┌─ Provided data

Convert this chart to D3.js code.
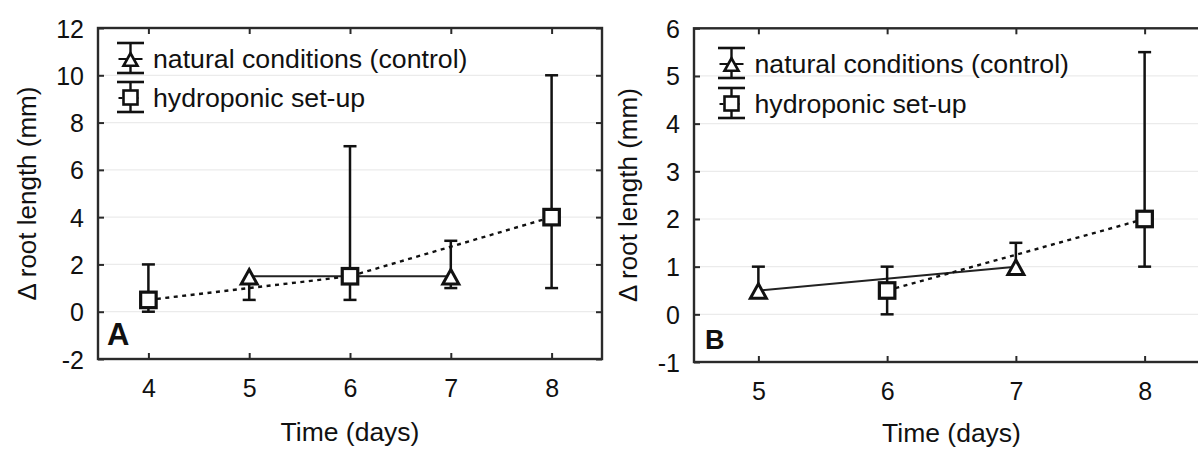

└─
┌─ Provided data

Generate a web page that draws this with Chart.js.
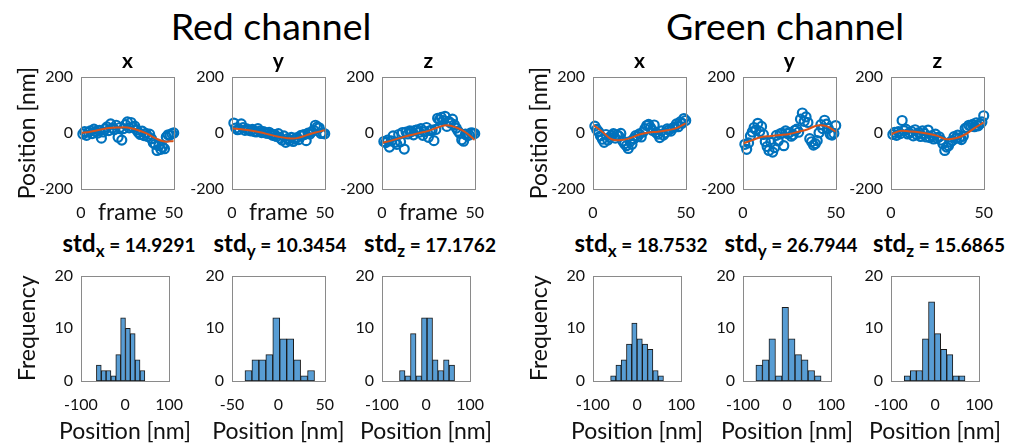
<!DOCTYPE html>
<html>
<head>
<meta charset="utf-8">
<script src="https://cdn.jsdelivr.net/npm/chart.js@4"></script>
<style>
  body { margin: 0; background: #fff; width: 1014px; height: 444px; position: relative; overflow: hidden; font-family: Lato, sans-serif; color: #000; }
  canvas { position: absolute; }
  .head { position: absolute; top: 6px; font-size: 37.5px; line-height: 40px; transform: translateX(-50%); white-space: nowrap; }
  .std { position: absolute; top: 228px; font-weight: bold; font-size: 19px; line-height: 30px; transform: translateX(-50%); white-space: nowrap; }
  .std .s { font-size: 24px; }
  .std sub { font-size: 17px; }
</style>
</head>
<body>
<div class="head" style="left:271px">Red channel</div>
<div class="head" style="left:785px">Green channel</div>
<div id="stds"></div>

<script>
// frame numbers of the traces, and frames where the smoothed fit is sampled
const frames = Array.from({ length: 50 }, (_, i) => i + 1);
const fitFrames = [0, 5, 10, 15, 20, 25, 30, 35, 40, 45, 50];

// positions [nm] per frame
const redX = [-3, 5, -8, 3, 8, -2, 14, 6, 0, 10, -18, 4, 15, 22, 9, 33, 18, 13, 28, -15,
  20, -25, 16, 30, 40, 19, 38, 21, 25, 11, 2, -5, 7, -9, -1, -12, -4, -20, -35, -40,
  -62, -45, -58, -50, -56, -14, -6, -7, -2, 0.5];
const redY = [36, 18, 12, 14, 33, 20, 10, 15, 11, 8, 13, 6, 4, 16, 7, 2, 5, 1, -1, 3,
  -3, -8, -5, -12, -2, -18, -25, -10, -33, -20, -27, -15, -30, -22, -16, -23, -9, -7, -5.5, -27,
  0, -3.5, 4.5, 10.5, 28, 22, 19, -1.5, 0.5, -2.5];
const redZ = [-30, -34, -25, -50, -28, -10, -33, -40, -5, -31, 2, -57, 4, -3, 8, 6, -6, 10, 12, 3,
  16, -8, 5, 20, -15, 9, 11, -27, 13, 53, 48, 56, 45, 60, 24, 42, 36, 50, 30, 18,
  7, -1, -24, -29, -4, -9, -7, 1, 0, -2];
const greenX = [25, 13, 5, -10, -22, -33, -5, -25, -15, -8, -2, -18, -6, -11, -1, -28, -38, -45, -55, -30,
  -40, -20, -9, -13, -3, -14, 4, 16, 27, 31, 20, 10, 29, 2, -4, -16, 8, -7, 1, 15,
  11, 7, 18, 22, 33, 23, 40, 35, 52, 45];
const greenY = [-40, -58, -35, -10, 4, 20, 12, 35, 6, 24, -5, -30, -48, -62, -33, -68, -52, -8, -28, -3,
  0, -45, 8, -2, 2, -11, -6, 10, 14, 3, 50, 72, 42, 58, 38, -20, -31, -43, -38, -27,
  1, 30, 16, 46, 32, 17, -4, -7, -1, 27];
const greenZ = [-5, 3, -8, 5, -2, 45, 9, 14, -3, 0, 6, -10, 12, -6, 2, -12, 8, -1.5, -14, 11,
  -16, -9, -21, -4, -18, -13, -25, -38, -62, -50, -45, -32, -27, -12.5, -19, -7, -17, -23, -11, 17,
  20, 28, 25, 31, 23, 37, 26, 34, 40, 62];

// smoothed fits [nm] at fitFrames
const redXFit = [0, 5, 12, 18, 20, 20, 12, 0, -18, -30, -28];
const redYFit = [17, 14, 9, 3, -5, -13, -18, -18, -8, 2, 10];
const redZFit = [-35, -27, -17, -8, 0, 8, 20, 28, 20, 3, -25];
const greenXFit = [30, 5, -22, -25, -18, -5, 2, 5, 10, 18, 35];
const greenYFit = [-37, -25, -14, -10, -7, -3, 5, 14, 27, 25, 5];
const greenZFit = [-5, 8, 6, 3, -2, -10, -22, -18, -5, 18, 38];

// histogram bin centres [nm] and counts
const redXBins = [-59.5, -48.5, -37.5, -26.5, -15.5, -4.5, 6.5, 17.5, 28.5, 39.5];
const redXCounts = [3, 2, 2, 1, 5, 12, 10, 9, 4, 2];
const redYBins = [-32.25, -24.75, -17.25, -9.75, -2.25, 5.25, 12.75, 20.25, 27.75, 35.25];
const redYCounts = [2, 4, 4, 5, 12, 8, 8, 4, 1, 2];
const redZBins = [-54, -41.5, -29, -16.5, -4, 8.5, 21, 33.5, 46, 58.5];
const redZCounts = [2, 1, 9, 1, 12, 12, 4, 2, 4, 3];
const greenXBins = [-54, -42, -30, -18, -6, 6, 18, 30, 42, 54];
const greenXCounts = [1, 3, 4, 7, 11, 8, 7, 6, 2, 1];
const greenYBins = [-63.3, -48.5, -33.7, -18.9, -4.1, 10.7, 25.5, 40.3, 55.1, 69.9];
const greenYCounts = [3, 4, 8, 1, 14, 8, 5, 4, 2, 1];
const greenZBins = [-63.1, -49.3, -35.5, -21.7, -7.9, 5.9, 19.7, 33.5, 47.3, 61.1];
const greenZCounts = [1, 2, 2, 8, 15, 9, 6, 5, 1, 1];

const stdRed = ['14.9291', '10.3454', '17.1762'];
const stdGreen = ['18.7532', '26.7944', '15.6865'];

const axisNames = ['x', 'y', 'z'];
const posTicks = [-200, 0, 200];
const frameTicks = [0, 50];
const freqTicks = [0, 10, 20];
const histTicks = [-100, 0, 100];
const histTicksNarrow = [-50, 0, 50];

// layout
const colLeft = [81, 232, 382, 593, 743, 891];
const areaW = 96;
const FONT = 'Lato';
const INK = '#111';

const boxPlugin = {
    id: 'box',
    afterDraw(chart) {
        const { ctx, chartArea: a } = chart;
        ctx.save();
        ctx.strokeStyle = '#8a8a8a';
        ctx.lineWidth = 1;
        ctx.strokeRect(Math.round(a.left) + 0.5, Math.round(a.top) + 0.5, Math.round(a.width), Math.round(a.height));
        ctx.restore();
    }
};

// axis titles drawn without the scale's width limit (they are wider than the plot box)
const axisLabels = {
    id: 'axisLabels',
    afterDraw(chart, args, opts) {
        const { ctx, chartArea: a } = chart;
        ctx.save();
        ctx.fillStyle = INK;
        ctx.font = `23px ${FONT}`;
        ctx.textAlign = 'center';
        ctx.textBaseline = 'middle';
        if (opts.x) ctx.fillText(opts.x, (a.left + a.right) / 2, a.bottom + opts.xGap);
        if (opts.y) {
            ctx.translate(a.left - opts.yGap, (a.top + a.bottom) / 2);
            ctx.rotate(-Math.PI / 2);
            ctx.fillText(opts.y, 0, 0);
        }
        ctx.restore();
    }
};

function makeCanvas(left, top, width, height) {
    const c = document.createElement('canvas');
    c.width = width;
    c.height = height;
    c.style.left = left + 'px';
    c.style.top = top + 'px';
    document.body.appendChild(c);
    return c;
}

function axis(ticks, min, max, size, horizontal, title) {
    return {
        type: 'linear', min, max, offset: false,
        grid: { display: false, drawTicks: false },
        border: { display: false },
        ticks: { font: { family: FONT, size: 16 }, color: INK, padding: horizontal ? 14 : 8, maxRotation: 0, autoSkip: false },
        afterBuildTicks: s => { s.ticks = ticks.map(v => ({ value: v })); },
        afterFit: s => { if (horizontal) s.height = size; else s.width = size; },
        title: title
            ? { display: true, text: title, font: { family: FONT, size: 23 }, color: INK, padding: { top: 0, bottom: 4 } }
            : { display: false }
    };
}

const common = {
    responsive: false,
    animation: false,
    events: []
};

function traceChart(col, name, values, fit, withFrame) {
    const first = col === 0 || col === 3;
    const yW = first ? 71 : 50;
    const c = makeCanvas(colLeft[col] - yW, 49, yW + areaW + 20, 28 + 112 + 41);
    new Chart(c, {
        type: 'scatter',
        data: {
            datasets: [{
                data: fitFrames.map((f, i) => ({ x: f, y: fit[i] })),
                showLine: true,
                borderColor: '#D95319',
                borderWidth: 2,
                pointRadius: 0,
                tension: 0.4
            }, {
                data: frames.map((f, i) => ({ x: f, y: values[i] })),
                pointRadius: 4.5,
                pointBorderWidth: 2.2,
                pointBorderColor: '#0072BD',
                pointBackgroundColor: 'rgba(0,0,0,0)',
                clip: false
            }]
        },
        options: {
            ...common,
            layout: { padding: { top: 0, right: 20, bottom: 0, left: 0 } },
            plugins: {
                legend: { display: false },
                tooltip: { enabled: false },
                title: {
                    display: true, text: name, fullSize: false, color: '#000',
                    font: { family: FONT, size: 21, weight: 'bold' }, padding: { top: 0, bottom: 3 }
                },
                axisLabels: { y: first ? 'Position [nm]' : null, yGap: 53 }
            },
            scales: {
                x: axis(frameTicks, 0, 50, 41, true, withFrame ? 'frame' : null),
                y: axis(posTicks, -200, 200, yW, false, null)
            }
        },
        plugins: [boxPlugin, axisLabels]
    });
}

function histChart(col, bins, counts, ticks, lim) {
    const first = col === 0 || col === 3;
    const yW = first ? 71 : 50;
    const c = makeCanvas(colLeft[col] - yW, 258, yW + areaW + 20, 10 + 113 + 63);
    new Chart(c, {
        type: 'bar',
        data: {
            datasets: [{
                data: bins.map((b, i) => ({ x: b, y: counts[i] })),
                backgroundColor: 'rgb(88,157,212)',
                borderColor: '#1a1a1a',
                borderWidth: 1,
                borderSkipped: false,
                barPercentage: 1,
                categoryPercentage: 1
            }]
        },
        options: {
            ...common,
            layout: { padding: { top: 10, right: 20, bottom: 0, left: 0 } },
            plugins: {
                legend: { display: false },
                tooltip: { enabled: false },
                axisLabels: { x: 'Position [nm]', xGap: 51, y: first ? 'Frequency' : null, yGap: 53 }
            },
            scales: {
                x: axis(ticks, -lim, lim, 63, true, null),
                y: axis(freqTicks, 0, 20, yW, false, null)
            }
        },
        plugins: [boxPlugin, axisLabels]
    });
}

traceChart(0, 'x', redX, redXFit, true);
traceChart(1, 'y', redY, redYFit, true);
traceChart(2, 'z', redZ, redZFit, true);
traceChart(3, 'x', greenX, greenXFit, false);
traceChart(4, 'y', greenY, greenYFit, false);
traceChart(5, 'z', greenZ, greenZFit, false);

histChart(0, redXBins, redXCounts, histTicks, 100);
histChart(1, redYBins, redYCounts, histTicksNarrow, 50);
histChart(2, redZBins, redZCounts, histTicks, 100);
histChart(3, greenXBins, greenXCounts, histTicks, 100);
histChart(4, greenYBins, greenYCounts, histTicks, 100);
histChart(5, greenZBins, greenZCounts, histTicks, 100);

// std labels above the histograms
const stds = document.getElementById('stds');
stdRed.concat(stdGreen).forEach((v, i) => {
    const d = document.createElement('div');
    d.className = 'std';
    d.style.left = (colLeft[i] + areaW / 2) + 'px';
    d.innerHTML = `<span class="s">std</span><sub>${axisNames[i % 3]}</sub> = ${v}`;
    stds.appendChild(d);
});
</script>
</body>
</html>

└─

— To do —
Among the lines of the data, identify those with the word "this". Copy each of them.

— Completed exercise —
Convert this chart to D3.js code.
Generate a web page that draws this with Chart.js.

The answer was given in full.